Task description: Return all of the data exactly as written, without the pictures.

Data shown:
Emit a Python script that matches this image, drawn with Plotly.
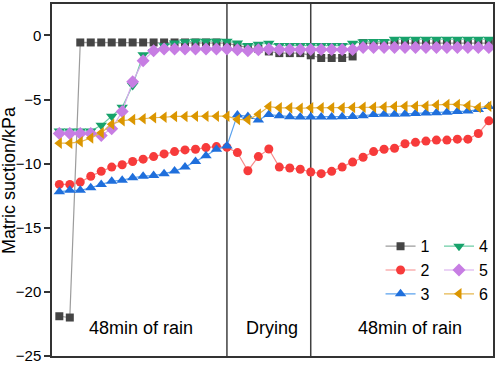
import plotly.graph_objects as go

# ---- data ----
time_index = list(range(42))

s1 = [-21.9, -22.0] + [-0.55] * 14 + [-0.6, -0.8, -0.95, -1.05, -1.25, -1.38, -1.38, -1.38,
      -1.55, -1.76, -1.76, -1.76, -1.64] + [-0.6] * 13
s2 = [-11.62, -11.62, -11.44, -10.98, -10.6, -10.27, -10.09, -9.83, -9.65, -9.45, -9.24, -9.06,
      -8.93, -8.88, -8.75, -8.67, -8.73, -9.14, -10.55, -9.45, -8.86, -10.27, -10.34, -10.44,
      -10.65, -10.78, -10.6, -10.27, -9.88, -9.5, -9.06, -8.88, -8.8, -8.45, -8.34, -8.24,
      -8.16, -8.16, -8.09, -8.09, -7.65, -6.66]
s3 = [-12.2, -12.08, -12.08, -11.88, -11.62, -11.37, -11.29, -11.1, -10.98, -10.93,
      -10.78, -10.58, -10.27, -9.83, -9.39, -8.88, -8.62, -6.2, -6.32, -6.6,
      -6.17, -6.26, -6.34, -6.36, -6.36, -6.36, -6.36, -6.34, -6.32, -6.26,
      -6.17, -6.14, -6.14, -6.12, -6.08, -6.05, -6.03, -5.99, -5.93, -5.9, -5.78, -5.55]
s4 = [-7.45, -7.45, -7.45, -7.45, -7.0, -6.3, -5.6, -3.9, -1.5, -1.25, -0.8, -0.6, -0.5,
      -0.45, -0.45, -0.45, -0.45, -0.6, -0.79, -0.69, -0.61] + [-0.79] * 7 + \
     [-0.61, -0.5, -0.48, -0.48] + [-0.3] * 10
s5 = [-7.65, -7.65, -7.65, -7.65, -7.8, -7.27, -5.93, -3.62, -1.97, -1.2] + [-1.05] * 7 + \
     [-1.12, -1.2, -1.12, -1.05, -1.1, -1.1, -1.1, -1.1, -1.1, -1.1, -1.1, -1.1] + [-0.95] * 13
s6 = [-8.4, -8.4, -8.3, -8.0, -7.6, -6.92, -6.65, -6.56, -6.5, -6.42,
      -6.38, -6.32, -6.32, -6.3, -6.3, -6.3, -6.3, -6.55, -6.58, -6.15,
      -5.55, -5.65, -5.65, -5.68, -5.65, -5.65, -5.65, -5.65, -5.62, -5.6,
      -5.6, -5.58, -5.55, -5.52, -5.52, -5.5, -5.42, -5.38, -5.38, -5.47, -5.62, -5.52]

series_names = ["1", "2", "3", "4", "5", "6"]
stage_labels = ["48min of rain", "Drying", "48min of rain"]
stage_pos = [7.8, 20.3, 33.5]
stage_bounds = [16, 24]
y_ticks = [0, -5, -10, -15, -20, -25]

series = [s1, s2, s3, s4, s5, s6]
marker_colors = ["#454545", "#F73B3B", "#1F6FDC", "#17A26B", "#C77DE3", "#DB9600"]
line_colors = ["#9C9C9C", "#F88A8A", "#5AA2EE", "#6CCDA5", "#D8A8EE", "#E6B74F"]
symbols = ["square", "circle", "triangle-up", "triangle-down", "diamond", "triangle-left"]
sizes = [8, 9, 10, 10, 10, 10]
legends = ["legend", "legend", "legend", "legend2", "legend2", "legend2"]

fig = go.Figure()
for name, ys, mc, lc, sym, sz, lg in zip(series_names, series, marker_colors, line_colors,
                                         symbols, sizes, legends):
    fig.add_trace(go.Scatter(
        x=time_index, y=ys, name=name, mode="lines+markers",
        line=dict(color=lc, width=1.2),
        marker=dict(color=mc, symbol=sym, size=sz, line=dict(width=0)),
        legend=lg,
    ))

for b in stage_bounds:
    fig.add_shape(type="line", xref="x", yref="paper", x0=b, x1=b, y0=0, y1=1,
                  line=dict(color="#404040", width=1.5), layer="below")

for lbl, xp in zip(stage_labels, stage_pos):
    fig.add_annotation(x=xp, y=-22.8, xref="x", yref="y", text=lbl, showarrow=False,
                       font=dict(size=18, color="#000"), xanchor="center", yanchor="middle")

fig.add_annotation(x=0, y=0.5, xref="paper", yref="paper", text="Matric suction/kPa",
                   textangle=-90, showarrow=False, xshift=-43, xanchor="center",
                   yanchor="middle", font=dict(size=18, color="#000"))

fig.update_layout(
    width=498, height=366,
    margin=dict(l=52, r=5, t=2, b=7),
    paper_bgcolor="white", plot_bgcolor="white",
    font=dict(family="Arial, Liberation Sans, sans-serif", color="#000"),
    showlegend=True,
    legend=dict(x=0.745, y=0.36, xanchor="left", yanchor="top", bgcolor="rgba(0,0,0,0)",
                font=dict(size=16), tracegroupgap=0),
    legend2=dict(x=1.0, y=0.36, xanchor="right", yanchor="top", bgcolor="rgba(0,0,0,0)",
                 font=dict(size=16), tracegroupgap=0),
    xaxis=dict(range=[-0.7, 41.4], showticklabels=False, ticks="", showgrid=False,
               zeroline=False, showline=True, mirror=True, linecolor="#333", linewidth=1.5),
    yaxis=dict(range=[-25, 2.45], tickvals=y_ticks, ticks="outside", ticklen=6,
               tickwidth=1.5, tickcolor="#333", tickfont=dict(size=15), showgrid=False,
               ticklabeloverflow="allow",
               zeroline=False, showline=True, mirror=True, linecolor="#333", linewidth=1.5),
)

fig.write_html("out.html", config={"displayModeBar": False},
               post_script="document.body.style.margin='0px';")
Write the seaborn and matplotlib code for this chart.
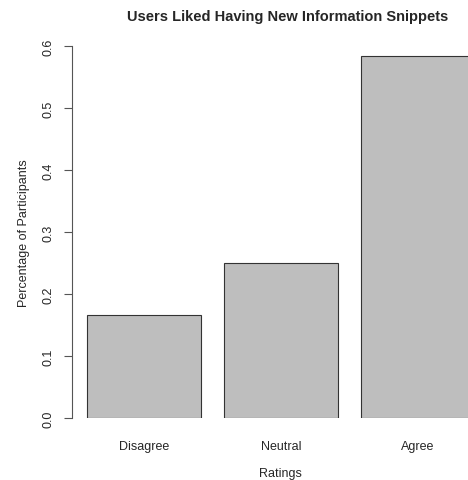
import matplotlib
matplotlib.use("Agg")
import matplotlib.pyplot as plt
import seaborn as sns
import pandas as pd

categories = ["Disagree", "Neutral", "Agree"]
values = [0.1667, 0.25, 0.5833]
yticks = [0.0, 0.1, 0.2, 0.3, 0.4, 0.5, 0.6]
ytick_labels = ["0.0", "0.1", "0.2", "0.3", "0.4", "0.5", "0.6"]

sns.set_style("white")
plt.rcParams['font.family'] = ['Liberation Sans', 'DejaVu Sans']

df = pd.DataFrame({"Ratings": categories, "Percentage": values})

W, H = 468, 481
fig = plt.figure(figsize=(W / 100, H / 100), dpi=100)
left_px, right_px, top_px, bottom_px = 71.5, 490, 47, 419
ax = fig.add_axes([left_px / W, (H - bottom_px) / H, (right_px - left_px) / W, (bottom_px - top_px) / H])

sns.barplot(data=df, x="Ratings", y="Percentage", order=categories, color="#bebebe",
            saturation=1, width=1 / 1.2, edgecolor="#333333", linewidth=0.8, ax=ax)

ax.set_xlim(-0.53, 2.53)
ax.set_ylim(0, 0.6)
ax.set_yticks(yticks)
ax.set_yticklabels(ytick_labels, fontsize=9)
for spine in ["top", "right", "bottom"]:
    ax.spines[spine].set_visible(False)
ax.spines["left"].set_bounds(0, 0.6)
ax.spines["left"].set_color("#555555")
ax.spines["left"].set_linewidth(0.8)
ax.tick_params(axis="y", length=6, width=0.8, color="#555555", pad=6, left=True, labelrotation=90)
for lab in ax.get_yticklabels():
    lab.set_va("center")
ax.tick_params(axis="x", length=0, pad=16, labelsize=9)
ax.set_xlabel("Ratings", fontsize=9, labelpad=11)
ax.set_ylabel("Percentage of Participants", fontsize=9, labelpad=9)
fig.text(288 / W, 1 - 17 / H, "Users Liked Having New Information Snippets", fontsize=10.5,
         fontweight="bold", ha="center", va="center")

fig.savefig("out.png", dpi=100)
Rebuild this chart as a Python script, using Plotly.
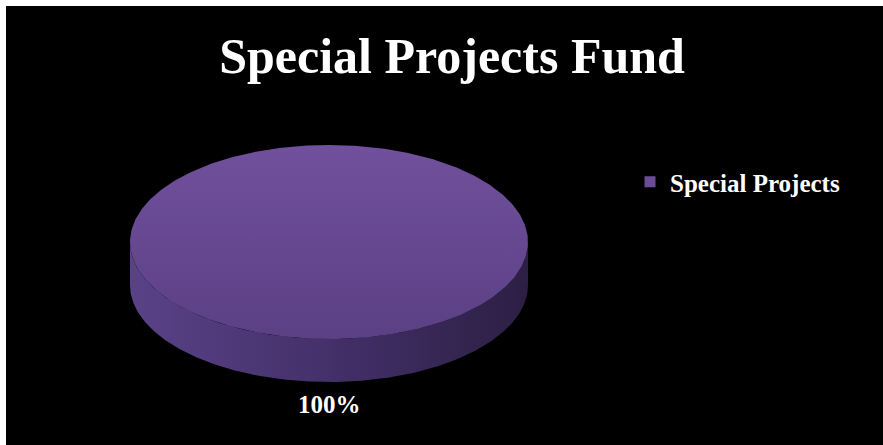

Solution for this problem:
Emit a Python script that matches this image, drawn with Plotly.
import plotly.graph_objects as go

# ---- data ----
time_index = list(range(42))

s1 = [-21.9, -22.0] + [-0.55] * 14 + [-0.6, -0.8, -0.95, -1.05, -1.25, -1.38, -1.38, -1.38,
      -1.55, -1.76, -1.76, -1.76, -1.64] + [-0.6] * 13
s2 = [-11.62, -11.62, -11.44, -10.98, -10.6, -10.27, -10.09, -9.83, -9.65, -9.45, -9.24, -9.06,
      -8.93, -8.88, -8.75, -8.67, -8.73, -9.14, -10.55, -9.45, -8.86, -10.27, -10.34, -10.44,
      -10.65, -10.78, -10.6, -10.27, -9.88, -9.5, -9.06, -8.88, -8.8, -8.45, -8.34, -8.24,
      -8.16, -8.16, -8.09, -8.09, -7.65, -6.66]
s3 = [-12.2, -12.08, -12.08, -11.88, -11.62, -11.37, -11.29, -11.1, -10.98, -10.93,
      -10.78, -10.58, -10.27, -9.83, -9.39, -8.88, -8.62, -6.2, -6.32, -6.6,
      -6.17, -6.26, -6.34, -6.36, -6.36, -6.36, -6.36, -6.34, -6.32, -6.26,
      -6.17, -6.14, -6.14, -6.12, -6.08, -6.05, -6.03, -5.99, -5.93, -5.9, -5.78, -5.55]
s4 = [-7.45, -7.45, -7.45, -7.45, -7.0, -6.3, -5.6, -3.9, -1.5, -1.25, -0.8, -0.6, -0.5,
      -0.45, -0.45, -0.45, -0.45, -0.6, -0.79, -0.69, -0.61] + [-0.79] * 7 + \
     [-0.61, -0.5, -0.48, -0.48] + [-0.3] * 10
s5 = [-7.65, -7.65, -7.65, -7.65, -7.8, -7.27, -5.93, -3.62, -1.97, -1.2] + [-1.05] * 7 + \
     [-1.12, -1.2, -1.12, -1.05, -1.1, -1.1, -1.1, -1.1, -1.1, -1.1, -1.1, -1.1] + [-0.95] * 13
s6 = [-8.4, -8.4, -8.3, -8.0, -7.6, -6.92, -6.65, -6.56, -6.5, -6.42,
      -6.38, -6.32, -6.32, -6.3, -6.3, -6.3, -6.3, -6.55, -6.58, -6.15,
      -5.55, -5.65, -5.65, -5.68, -5.65, -5.65, -5.65, -5.65, -5.62, -5.6,
      -5.6, -5.58, -5.55, -5.52, -5.52, -5.5, -5.42, -5.38, -5.38, -5.47, -5.62, -5.52]

series_names = ["1", "2", "3", "4", "5", "6"]
stage_labels = ["48min of rain", "Drying", "48min of rain"]
stage_pos = [7.8, 20.3, 33.5]
stage_bounds = [16, 24]
y_ticks = [0, -5, -10, -15, -20, -25]

series = [s1, s2, s3, s4, s5, s6]
marker_colors = ["#454545", "#F73B3B", "#1F6FDC", "#17A26B", "#C77DE3", "#DB9600"]
line_colors = ["#9C9C9C", "#F88A8A", "#5AA2EE", "#6CCDA5", "#D8A8EE", "#E6B74F"]
symbols = ["square", "circle", "triangle-up", "triangle-down", "diamond", "triangle-left"]
sizes = [8, 9, 10, 10, 10, 10]
legends = ["legend", "legend", "legend", "legend2", "legend2", "legend2"]

fig = go.Figure()
for name, ys, mc, lc, sym, sz, lg in zip(series_names, series, marker_colors, line_colors,
                                         symbols, sizes, legends):
    fig.add_trace(go.Scatter(
        x=time_index, y=ys, name=name, mode="lines+markers",
        line=dict(color=lc, width=1.2),
        marker=dict(color=mc, symbol=sym, size=sz, line=dict(width=0)),
        legend=lg,
    ))

for b in stage_bounds:
    fig.add_shape(type="line", xref="x", yref="paper", x0=b, x1=b, y0=0, y1=1,
                  line=dict(color="#404040", width=1.5), layer="below")

for lbl, xp in zip(stage_labels, stage_pos):
    fig.add_annotation(x=xp, y=-22.8, xref="x", yref="y", text=lbl, showarrow=False,
                       font=dict(size=18, color="#000"), xanchor="center", yanchor="middle")

fig.add_annotation(x=0, y=0.5, xref="paper", yref="paper", text="Matric suction/kPa",
                   textangle=-90, showarrow=False, xshift=-43, xanchor="center",
                   yanchor="middle", font=dict(size=18, color="#000"))

fig.update_layout(
    width=498, height=366,
    margin=dict(l=52, r=5, t=2, b=7),
    paper_bgcolor="white", plot_bgcolor="white",
    font=dict(family="Arial, Liberation Sans, sans-serif", color="#000"),
    showlegend=True,
    legend=dict(x=0.745, y=0.36, xanchor="left", yanchor="top", bgcolor="rgba(0,0,0,0)",
                font=dict(size=16), tracegroupgap=0),
    legend2=dict(x=1.0, y=0.36, xanchor="right", yanchor="top", bgcolor="rgba(0,0,0,0)",
                 font=dict(size=16), tracegroupgap=0),
    xaxis=dict(range=[-0.7, 41.4], showticklabels=False, ticks="", showgrid=False,
               zeroline=False, showline=True, mirror=True, linecolor="#333", linewidth=1.5),
    yaxis=dict(range=[-25, 2.45], tickvals=y_ticks, ticks="outside", ticklen=6,
               tickwidth=1.5, tickcolor="#333", tickfont=dict(size=15), showgrid=False,
               ticklabeloverflow="allow",
               zeroline=False, showline=True, mirror=True, linecolor="#333", linewidth=1.5),
)

fig.write_html("out.html", config={"displayModeBar": False},
               post_script="document.body.style.margin='0px';")
Write the seaborn and matplotlib code for this chart.
import matplotlib
matplotlib.use("Agg")
import matplotlib.pyplot as plt
import seaborn as sns
import pandas as pd

categories = ["Disagree", "Neutral", "Agree"]
values = [0.1667, 0.25, 0.5833]
yticks = [0.0, 0.1, 0.2, 0.3, 0.4, 0.5, 0.6]
ytick_labels = ["0.0", "0.1", "0.2", "0.3", "0.4", "0.5", "0.6"]

sns.set_style("white")
plt.rcParams['font.family'] = ['Liberation Sans', 'DejaVu Sans']

df = pd.DataFrame({"Ratings": categories, "Percentage": values})

W, H = 468, 481
fig = plt.figure(figsize=(W / 100, H / 100), dpi=100)
left_px, right_px, top_px, bottom_px = 71.5, 490, 47, 419
ax = fig.add_axes([left_px / W, (H - bottom_px) / H, (right_px - left_px) / W, (bottom_px - top_px) / H])

sns.barplot(data=df, x="Ratings", y="Percentage", order=categories, color="#bebebe",
            saturation=1, width=1 / 1.2, edgecolor="#333333", linewidth=0.8, ax=ax)

ax.set_xlim(-0.53, 2.53)
ax.set_ylim(0, 0.6)
ax.set_yticks(yticks)
ax.set_yticklabels(ytick_labels, fontsize=9)
for spine in ["top", "right", "bottom"]:
    ax.spines[spine].set_visible(False)
ax.spines["left"].set_bounds(0, 0.6)
ax.spines["left"].set_color("#555555")
ax.spines["left"].set_linewidth(0.8)
ax.tick_params(axis="y", length=6, width=0.8, color="#555555", pad=6, left=True, labelrotation=90)
for lab in ax.get_yticklabels():
    lab.set_va("center")
ax.tick_params(axis="x", length=0, pad=16, labelsize=9)
ax.set_xlabel("Ratings", fontsize=9, labelpad=11)
ax.set_ylabel("Percentage of Participants", fontsize=9, labelpad=9)
fig.text(288 / W, 1 - 17 / H, "Users Liked Having New Information Snippets", fontsize=10.5,
         fontweight="bold", ha="center", va="center")

fig.savefig("out.png", dpi=100)
Rebuild this chart as a Python script, using Plotly.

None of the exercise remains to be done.